Moments before a shooting in California, Connecticut’s two U.S. Senators took to the Senate floor Thursday to scold their Republican colleagues for refusing to take a vote on expanded gun background-check legislation. 

Their remarks were made almost at the same moment multiple people were injured, at least two fatally, in a shooting at a Southern California high school.

Sen. Chris Murphy asked for unanimous consent to pass the legislation dubbed the “Bipartisan Background Checks Act of 2019.” It’s the legislation the Democratic-led House passed 240-99 in February. 

“As I speak on the floor right now, there is a school shooting,” Blumenthal said, after he was handed a note about the California shooting. “How can we turn the other way, how can we refuse to see that shooting in real time, demanding our attention, requiring our action? We are complicit if we fail to act. It is not just a political responsibility, it is a moral imperative,” he said.

But Sen. Cindy Hyde-Smith, a Republican from Mississippi, blocked the Senate from immediately taking up the legislation.

“Legislation that would affect the rights of American citizens under the Second Amendment should not be fast-tracked,” Hyde-Smith said. 

She said any truly bipartisan effort on the Second Amendment should have to go through the regular process. 

“Many questions need to be answered before it’s forced upon law abiding gun owners,” she added. 

Debate on the legislation stalled in the Republican-led Senate — in part because President Donald Trump has waffled on his support for tougher gun control laws in recent months.

The National Rifle Association opposes the bill, saying it would lead to a national gun registry. The NRA also says the legislation would “make criminals out of law-abiding gun owners for simply loaning a firearm to a friend or some family members.”

Murphy and Sen. Richard Blumenthal said the president’s vacillating support for gun control measures since he took office in 2017 was no reason for Senate inaction. They said the Republican majority has the responsibility to debate the issue. 

Murphy, a staunch advocate for stricter gun control measures, noted that 100 people die from gunshot wounds in the United States each day “and this (the Senate) does nothing about it.”

Scott Wilson, president of the Connecticut Citizens Defense League, said Connecticut’s two Senators need to stop grandstanding.

“Today we have families that have lost children in a so-called ‘gun free zone’. Neither senator is calling for corrective legislation to deal with these types of failed of a policies,” Wilson said. 

He said it wasn’t the current background check system that allowed the teenage shooter in California to gain access to the gun. 

Before Murphy, Blumenthal and other Democratic senators tried to force a vote, Senate Minority Leader Chuck Schumer said gun background checks are “overwhelming supported by the American people.”

“Republicans just block, and block and block,” Schumer said, referring to the more than 200 bills that the House has passed that have not come up for a vote in the Senate. Schumer referred to the Senate as a “legislative graveyard.”

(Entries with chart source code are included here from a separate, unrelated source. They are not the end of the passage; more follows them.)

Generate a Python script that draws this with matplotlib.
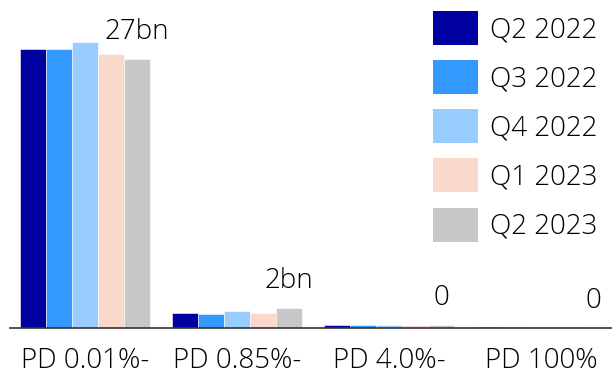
import matplotlib
matplotlib.use("Agg")
import matplotlib.pyplot as plt
import numpy as np

categories = ["PD 0.01%-", "PD 0.85%-", "PD 4.0%-", "PD 100%"]
series_names = ["Q2 2022", "Q3 2022", "Q4 2022", "Q1 2023", "Q2 2023"]
values = {
    "Q2 2022": [27.9, 1.5, 0.30, 0.08],
    "Q3 2022": [27.9, 1.4, 0.30, 0.08],
    "Q4 2022": [28.6, 1.7, 0.27, 0.06],
    "Q1 2023": [27.4, 1.5, 0.27, 0.06],
    "Q2 2023": [26.9, 2.0, 0.33, 0.05],
}
labels = ["27bn", "2bn", "0", "0"]
colors = ["#0000a0", "#3399ff", "#99ccff", "#fad8cb", "#c8c8c8"]

plt.rcParams['font.family'] = ['Open Sans', 'DejaVu Sans']
plt.rcParams['font.weight'] = 300

fig = plt.figure(figsize=(6.12, 3.74), dpi=100)
ax = fig.add_axes([10/612, 46/374, 602/612, 328/374])

bw = 26/152
x = np.arange(len(categories))
for i, name in enumerate(series_names):
    ax.bar(x + (i - 2) * bw, values[name], width=bw, color=colors[i],
           label=name, edgecolor='white', linewidth=0.4)

last = values[series_names[-1]]
for xi, v, lab in zip(x, last, labels):
    ax.annotate(lab, (xi + 2 * bw, v), xytext=(0, 9), textcoords='offset points',
                ha='center', va='bottom', fontsize=20, color='#000000')

ax.set_xlim(-75/152, 3 + 71/152)
ax.set_ylim(0, 32.8)
ax.set_xticks(x)
ax.set_xticklabels(categories, fontsize=20, color='#000000')
ax.tick_params(axis='x', length=0, pad=14)
ax.set_yticks([])
for s in ['top', 'right', 'left']:
    ax.spines[s].set_visible(False)
ax.spines['bottom'].set_color('#333333')
ax.spines['bottom'].set_linewidth(1.2)

leg = ax.legend(loc='upper left', bbox_to_anchor=(433/612, 1 - 11/374),
                bbox_transform=fig.transFigure, frameon=False, fontsize=20,
                handlelength=1.62, handleheight=1.5, labelspacing=0.55,
                handletextpad=0.43, borderpad=0, borderaxespad=0)
for t in leg.get_texts():
    t.set_color('#000000')
for h in leg.legend_handles:
    h.set_edgecolor('none')

fig.savefig("out.png", dpi=100)
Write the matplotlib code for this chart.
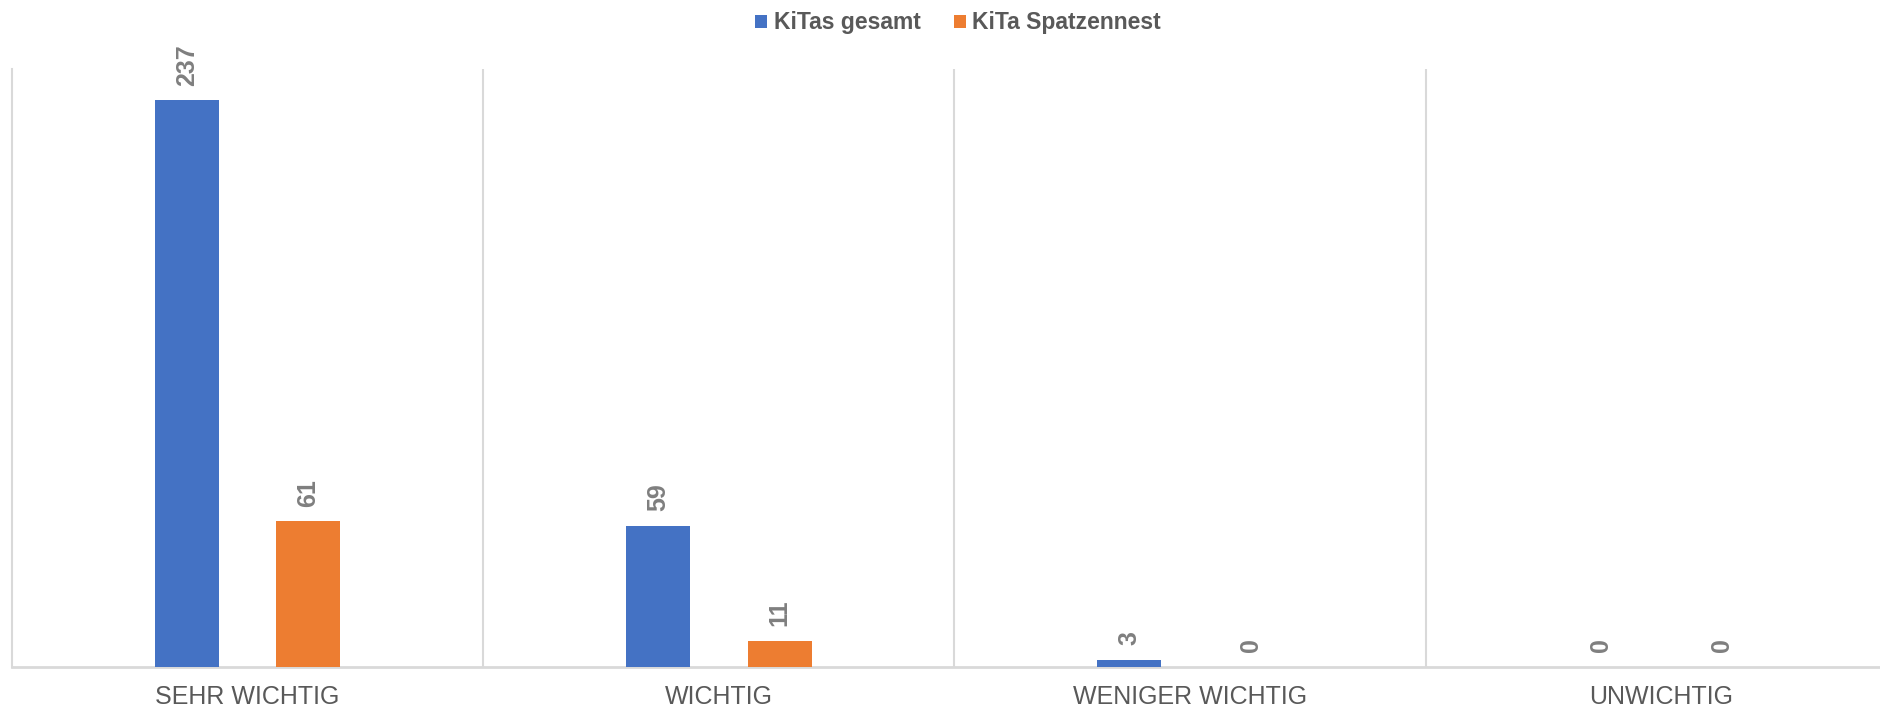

Murphy said at the very least the measure was “owed a debate” and that the Senate should stop “twiddling its thumbs on the issue.”

Trump has previously voiced support for gun control measures such as expanded background checks only to walk back that support following meetings with members of the gun lobby.

At a recent rally in Louisiana, Trump told supporters “They’re after your Second Amendment.” 

It was a marked shift in tone from just a few weeks earlier.

After two mass shootings, one in El Paso, Texas, and one in Dayton, Ohio, in August, the president shared the nation’s dismay over the violence and said he wanted tighter background checks on gun buyers. He said he planned to release a proposal for new laws this fall.

“Very meaningful things can happen,” he promised then.

At the time, he was responding to a demand for stricter gun laws. Most people in the U.S. believe the laws should be tougher in order to combat the violence, according to Pew Research.

The issue has been a major concern throughout the Trump presidency, which coincided with some of the worst mass shootings in US history: Las Vegas, Sutherland Springs, Parkland and El Paso. The president brought Republican lawmakers to the White House last year after the shootings at a school in Parkland, Florida, saying he would work with Congress: “It’s time that a president stepped up,” Trump said then.

But after the impeachment inquiry into his presidency began, the president seemed to lose interest in gun laws. The president’s aides say Trump is not planning any announcements on gun legislation in the near future. 

Murphy isn’t letting Trump off the hook, either. He pushed back on the administration’s blaming impeachment for lack of action on gun violence.

“The White House can’t say that impeachment is stopping a debate on background checks from happening. I’m ready to talk,” Murphy said.